SET PROBLEM: Return each line that holds the word "this".

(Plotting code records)

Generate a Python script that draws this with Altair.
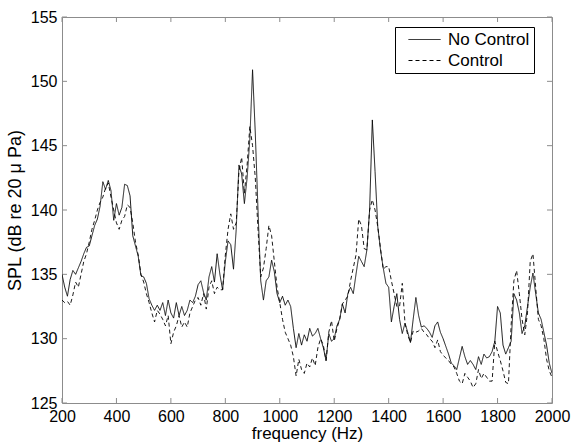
import altair as alt
import pandas as pd

freq = list(range(200, 2001, 10))

no_control = [
    135.0, 134.0, 133.3, 134.6, 135.3, 135.0, 135.5, 136.0, 136.6, 137.1,  # 200-290
    137.2, 138.0, 138.8, 139.3, 140.3, 142.2, 141.6, 142.3, 141.5, 139.2,  # 300-390
    140.5, 139.6, 140.2, 142.0, 141.9, 141.1, 138.0, 137.2, 136.4, 134.9,  # 400-490
    134.8, 134.3, 133.1, 132.6, 132.2, 132.6, 132.2, 132.8, 131.8, 133.0,  # 500-590
    132.0, 131.6, 132.8, 131.8, 132.5, 131.8, 132.2, 133.0, 132.8, 133.3,  # 600-690
    134.2, 134.5, 133.6, 133.0, 134.8, 135.6, 134.4, 136.6, 135.0, 133.8,  # 700-790
    136.0, 137.6, 137.3, 135.4, 138.5, 143.5, 142.8, 140.5, 142.5, 145.5,  # 800-890
    150.9, 146.0, 140.0, 134.5, 133.0, 134.5, 134.8, 136.1, 135.2, 133.5,  # 900-990
    132.8, 133.3, 132.6, 133.0, 132.5, 130.8, 129.3, 130.4, 129.5, 130.3,  # 1000-1090
    129.8, 130.8, 130.2, 130.4, 130.8, 130.0, 129.3, 128.3, 130.4, 129.8,  # 1100-1190
    130.0, 131.0, 131.5, 132.7, 132.0, 133.5, 134.0, 133.5, 135.0, 136.4,  # 1200-1290
    136.0, 135.6, 136.9, 140.0, 147.0, 143.0, 138.7, 136.9, 135.5, 134.3,  # 1300-1390
    134.0, 131.3, 132.5, 133.5, 131.5, 130.4, 131.2, 130.5, 129.7, 131.5,  # 1400-1490
    133.2, 131.8, 130.9, 131.0, 130.8, 130.5, 130.1, 131.0, 131.3, 130.5,  # 1500-1590
    130.0, 129.4, 128.8, 128.1, 127.9, 127.6, 128.5, 129.4, 128.6, 128.0,  # 1600-1690
    128.3, 128.0, 127.6, 128.6, 128.0, 128.8, 128.5, 128.6, 129.0, 129.8,  # 1700-1790
    132.5, 132.0, 129.5, 128.8, 129.3, 129.8, 133.5, 133.0, 132.0, 130.4,  # 1800-1890
    131.0, 132.5, 134.0, 135.1, 133.5, 132.0, 131.5, 130.5, 129.5, 128.1,  # 1900-1990
    127.3,                                                                 # 2000
]

control = [
    133.0, 132.8, 132.9, 132.6, 133.4, 134.4, 134.0, 135.0, 136.0, 136.6,  # 200-290
    137.5, 138.5, 139.2, 140.0, 140.6, 141.0, 141.7, 142.1, 141.0, 140.0,  # 300-390
    139.0, 138.5, 139.2, 139.5, 140.4, 140.2, 139.0, 137.5, 136.5, 135.0,  # 400-490
    134.4, 133.5, 132.8, 132.0, 131.3, 132.2, 131.9, 131.5, 131.0, 131.8,  # 500-590
    129.6, 130.5, 131.0, 131.8, 130.9, 131.3, 130.9, 132.0, 132.5, 133.0,  # 600-690
    133.2, 132.6, 133.5, 132.3, 134.0, 134.5, 133.5, 134.0, 133.8, 133.8,  # 700-790
    136.5, 138.5, 139.7, 138.5, 139.0, 143.0, 144.1, 141.3, 143.5, 146.5,  # 800-890
    145.0, 142.5, 138.5, 134.8, 135.5, 137.0, 138.8, 138.0, 136.0, 134.0,  # 900-990
    132.8, 131.5, 130.5, 130.0, 129.5, 128.6, 127.1, 128.4, 127.6, 127.3,  # 1000-1090
    128.1, 127.8, 128.5, 127.9, 129.3, 130.0, 129.5, 128.3, 130.5, 131.4,  # 1100-1190
    129.8, 130.8, 131.5, 132.7, 133.0, 133.3, 134.5, 135.5, 136.5, 139.3,  # 1200-1290
    138.8, 137.0, 136.9, 140.0, 140.8, 140.0, 138.7, 137.0, 135.4, 135.6,  # 1300-1390
    135.6, 134.5, 133.5, 132.5, 132.5, 134.3, 131.2, 130.3, 129.7, 130.6,  # 1400-1490
    130.5, 130.6, 130.8, 130.5, 130.3, 130.0, 129.8, 129.3, 129.9, 129.0,  # 1500-1590
    128.7, 128.5, 128.3, 128.0, 127.8, 127.3, 126.7, 126.5, 127.3, 127.0,  # 1600-1690
    126.7, 126.2, 126.5, 127.6, 126.9, 127.3, 127.0, 126.7, 126.7, 129.8,  # 1700-1790
    129.0, 128.3, 127.5, 126.6, 126.5, 131.1, 134.5, 135.3, 133.5, 131.5,  # 1800-1890
    130.3, 132.0, 136.0, 136.6, 134.0, 131.5, 131.0, 130.0, 128.4, 127.5,  # 1900-1990
    127.0,                                                                 # 2000
]

series_names = ["No Control", "Control"]
x_ticks = [200, 400, 600, 800, 1000, 1200, 1400, 1600, 1800, 2000]
y_ticks = [125, 130, 135, 140, 145, 150, 155]

n = len(freq)
df = pd.DataFrame({
    "f": freq + freq,
    "spl": no_control + control,
    "series": [series_names[0]] * n + [series_names[1]] * n,
})
xt = pd.DataFrame({"f": x_ticks})
yt = pd.DataFrame({"spl": y_ticks})

W, H = 490, 386
FONT = "Liberation Sans"
FRAME = "#8c8c8c"
TL = 5

xs = alt.Scale(domain=[200, 2000], nice=False, zero=False)
ys = alt.Scale(domain=[125, 155], nice=False, zero=False)

x_axis = alt.Axis(values=x_ticks, format="d", title="frequency (Hz)", tickSize=0, domain=False,
                  grid=False, labelPadding=5, labelFontSize=16, titleFontSize=17,
                  titleFontWeight="normal", titlePadding=1, labelFont=FONT,
                  titleFont=FONT, labelColor="black", titleColor="black",
                  labelOverlap=False, labelFlush=False)
y_axis = alt.Axis(values=y_ticks, format="d", title="SPL (dB re 20 \u03bc Pa)", tickSize=0, domain=False,
                  grid=False, labelPadding=5, labelFontSize=16, titleFontSize=18,
                  titleFontWeight="normal", titlePadding=6, labelFont=FONT,
                  titleFont=FONT, labelColor="black", titleColor="black",
                  labelOverlap=False, labelFlush=False)

x_enc = alt.X("f:Q", scale=xs, axis=x_axis)
y_enc = alt.Y("spl:Q", scale=ys, axis=y_axis)

lines = alt.Chart(df).mark_line(color="black", strokeWidth=0.9, clip=True).encode(
    x=x_enc,
    y=y_enc,
    strokeDash=alt.StrokeDash(
        "series:N",
        scale=alt.Scale(domain=series_names, range=[[1, 0], [4, 3]]),
        legend=alt.Legend(
            title=None, orient="none", legendX=333, legendY=10,
            strokeColor="black", fillColor="white", padding=4,
            labelFontSize=17, labelFont=FONT, labelColor="black",
            labelExpr="datum.label + '   '",
            symbolType="M-2,0H2", symbolSize=256, symbolStrokeWidth=1,
            symbolStrokeColor="black", symbolFillColor="transparent",
            labelOffset=15, rowPadding=3, symbolOffset=17,
        ),
    ),
)

tick_bottom = alt.Chart(xt).mark_rule(color=FRAME, strokeWidth=1).encode(
    x=x_enc, y=alt.value(H), y2=alt.value(H - TL))
tick_top = alt.Chart(xt).mark_rule(color=FRAME, strokeWidth=1).encode(
    x=x_enc, y=alt.value(0), y2=alt.value(TL))
tick_left = alt.Chart(yt).mark_rule(color=FRAME, strokeWidth=1).encode(
    y=y_enc, x=alt.value(0), x2=alt.value(TL))
tick_right = alt.Chart(yt).mark_rule(color=FRAME, strokeWidth=1).encode(
    y=y_enc, x=alt.value(W), x2=alt.value(W - TL))

chart = alt.layer(tick_bottom, tick_top, tick_left, tick_right, lines).properties(
    width=W, height=H,
    autosize=alt.AutoSizeParams(type="none"),
    padding={"left": 62, "top": 17, "right": 20, "bottom": 41},
    background="white",
).configure_view(stroke=FRAME, strokeWidth=1)

chart.save("out.html", embed_options={"renderer": "svg", "actions": False})
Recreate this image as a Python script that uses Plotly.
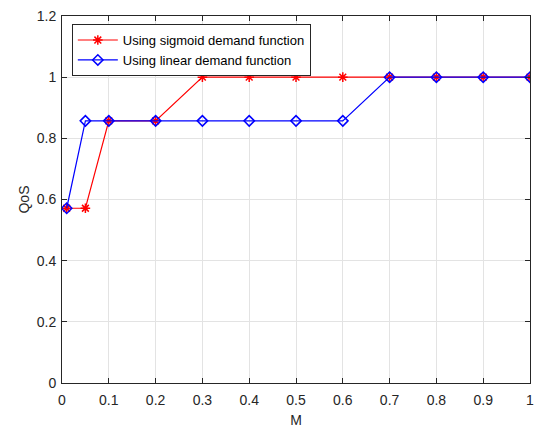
import plotly.graph_objects as go

M = [0.01, 0.05, 0.1, 0.2, 0.3, 0.4, 0.5, 0.6, 0.7, 0.8, 0.9, 1.0]
qos_sigmoid = [0.5714, 0.5714, 0.8571, 0.8571, 1, 1, 1, 1, 1, 1, 1, 1]
qos_linear = [0.5714, 0.8571, 0.8571, 0.8571, 0.8571, 0.8571, 0.8571, 0.8571, 1, 1, 1, 1]
x_ticks = [0, 0.1, 0.2, 0.3, 0.4, 0.5, 0.6, 0.7, 0.8, 0.9, 1]
x_ticktext = ["0", "0.1", "0.2", "0.3", "0.4", "0.5", "0.6", "0.7", "0.8", "0.9", "1"]
y_ticks = [0, 0.2, 0.4, 0.6, 0.8, 1.0, 1.2]
y_ticktext = ["0", "0.2", "0.4", "0.6", "0.8", "1", "1.2"]

fig = go.Figure()
fig.add_trace(go.Scatter(
    x=M, y=qos_sigmoid, mode="lines+markers",
    name="Using sigmoid demand function",
    line=dict(color="#ff0000", width=1.2),
    marker=dict(symbol="asterisk-open", size=8, color="#ff0000",
                line=dict(color="#ff0000", width=1.5)),
))
fig.add_trace(go.Scatter(
    x=M, y=qos_linear, mode="lines+markers",
    name="Using linear demand function",
    line=dict(color="#0000ff", width=1.2),
    marker=dict(symbol="diamond-open", size=8, color="#0000ff",
                line=dict(color="#0000ff", width=1.5)),
))

axis_common = dict(
    showline=True, linecolor="#262626", linewidth=1, mirror="ticks",
    ticks="inside", ticklen=5, tickcolor="#262626",
    showgrid=True, gridcolor="#e3e3e3", gridwidth=1, zeroline=False,
    automargin=False,
    tickfont=dict(family="Liberation Sans, Arial, sans-serif", size=14, color="#262626"),
)

fig.update_layout(
    width=538, height=428,
    margin=dict(l=62, r=8, t=16, b=45),
    paper_bgcolor="white", plot_bgcolor="white",
    font=dict(family="Liberation Sans, Arial, sans-serif", size=14, color="#262626"),
    xaxis=dict(range=[0, 1], tickvals=x_ticks, ticktext=x_ticktext,
               ticklabelstandoff=4,
               title=dict(text="M", font=dict(size=14)), **axis_common),
    yaxis=dict(range=[0, 1.2], tickvals=y_ticks, ticktext=y_ticktext,
               ticklabelstandoff=2, **axis_common),
    legend=dict(x=0.021, y=0.978, xanchor="left", yanchor="top",
                bgcolor="white", bordercolor="#262626", borderwidth=1,
                font=dict(size=13, color="#000000"), tracegroupgap=0,
                itemwidth=40),
    showlegend=True,
    annotations=[dict(text="QoS", xref="paper", yref="paper", x=-0.0833, y=0.5,
                      xanchor="center", yanchor="middle", textangle=-90,
                      showarrow=False, font=dict(size=14, color="#262626"))],
)

fig.write_html("out.html")
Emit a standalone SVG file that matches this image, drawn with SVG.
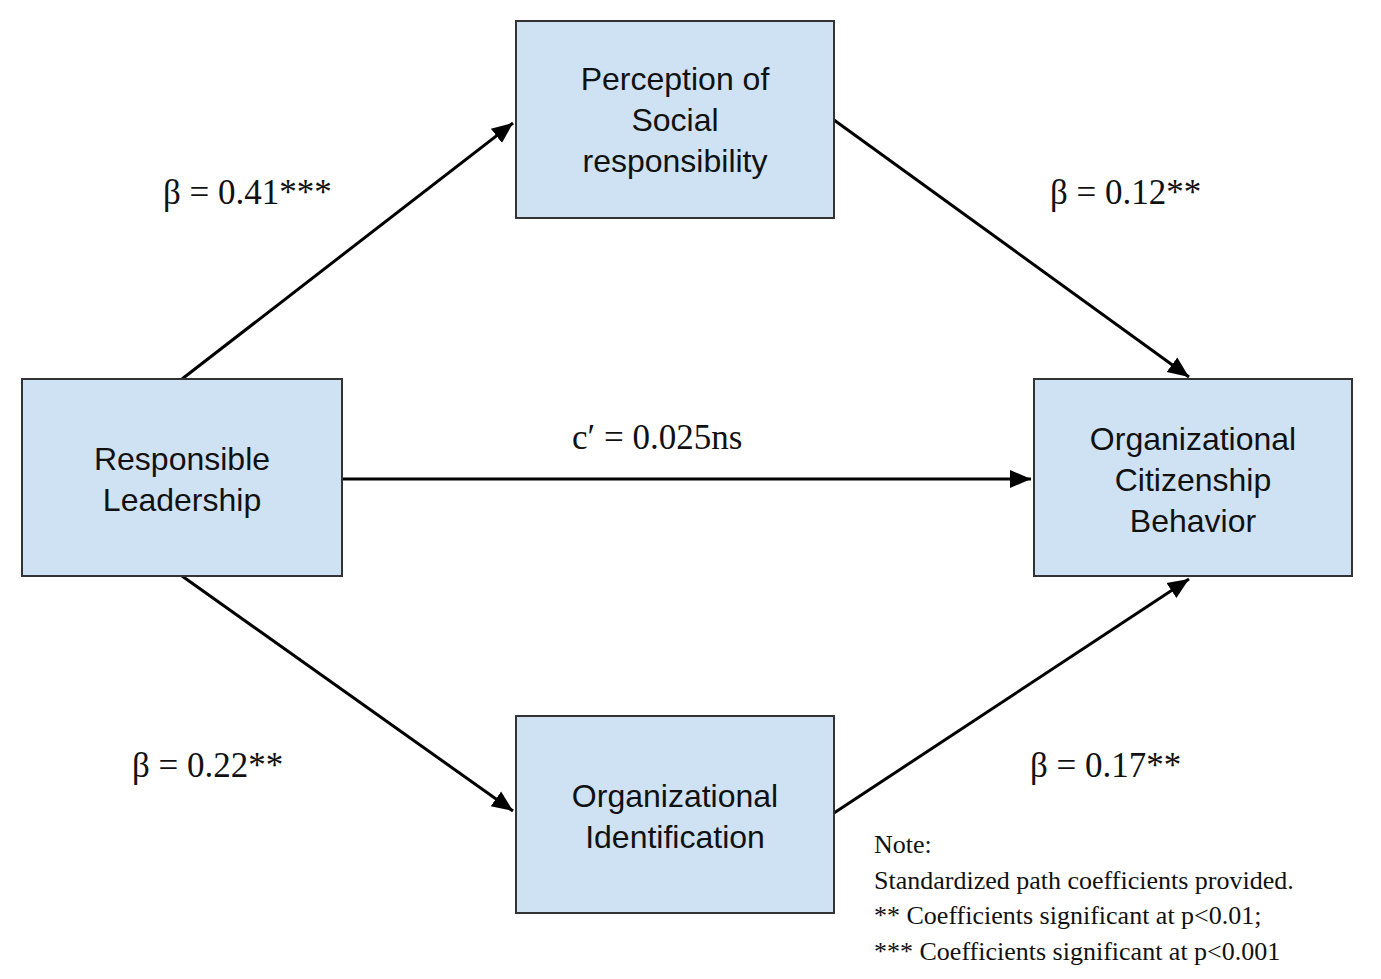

RESULT OF THE TASK:
Generate a Python script that draws this with Altair.
Recreate this image as a Python script that uses Plotly.
Emit a standalone SVG file that matches this image, drawn with SVG.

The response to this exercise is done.